Back at Oregon’s Reed College, which Hyde has now renamed Bede College to avoid too many possible inconsistencies with the real deal, professor Emily Cavanaugh plans to spend her sabbatical leave finishing her book on Dostoevsky’s spirituality. That’s not exactly how things work out.
Now that she’s all but retired from Bede, Emily (Cyanide With Christie, 2019, etc.) feels more than ever her marginal status. She’s reluctant to pull rank on Daniel Razumov, one of her students, when she finds him with a raft of books on Dostoevsky she needs for her own work. She backs down from a confrontation with professor Taylor Curzon over whether her colleague should leave her hands off Daniel, whom she clearly has in her sights. And when she threatens to bring the case of Daniel’s girlfriend, Svetlana Goldstein, whom Taylor unfairly gave a D, to smirking divisional chair professosr Richard McClintock, she finds herself eavesdropping with chagrin on Taylor’s highly successful blackmail of McClintock. It might seem nothing but a relief when someone bashes Taylor’s head in with a miniature bronze replica of the famous Bronze Horseman statue in St. Petersburg’s Senate Square. As Emily instantly recognizes, however, the murder weapon belongs to Daniel, whom the police promptly arrest. Luckily, the police are represented by Detective Colin Richards, the nephew of Emily’s intended, Lt. Sheriff Luke Richards, and the connection gives Emily a birds’-eye view of the investigation and more than a little influence over its direction, both before and after the Russian Mafia gets improbably involved.

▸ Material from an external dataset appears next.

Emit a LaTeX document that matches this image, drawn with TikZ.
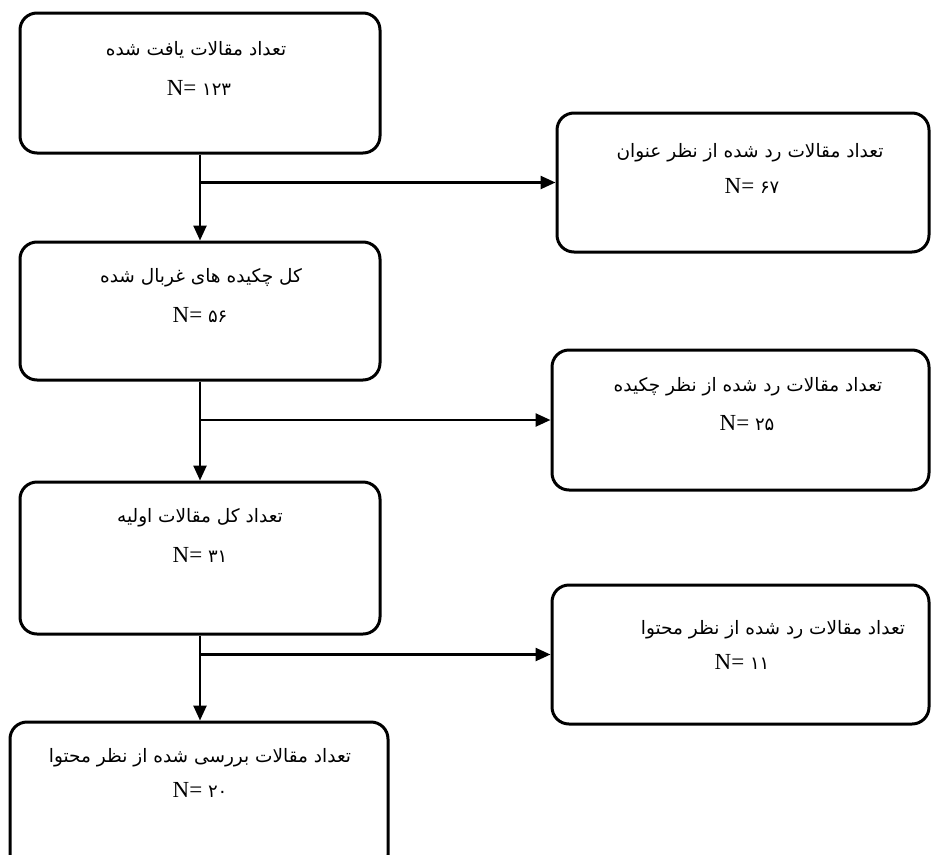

It’s not that Richards will do whatever Emily says; it’s that knowing what he’s doing allows her to deploy her own allies—professor Marguerite Grenier, her bestie; adjunct professor Oscar Lansing, her newfound half brother; and Saul Goldstein, Esq., Svetlana’s father—more efficiently.
Eventually the heroine reflects: “She could be inside one of Dostoevsky’s novels—where anything might happen.” Um, no.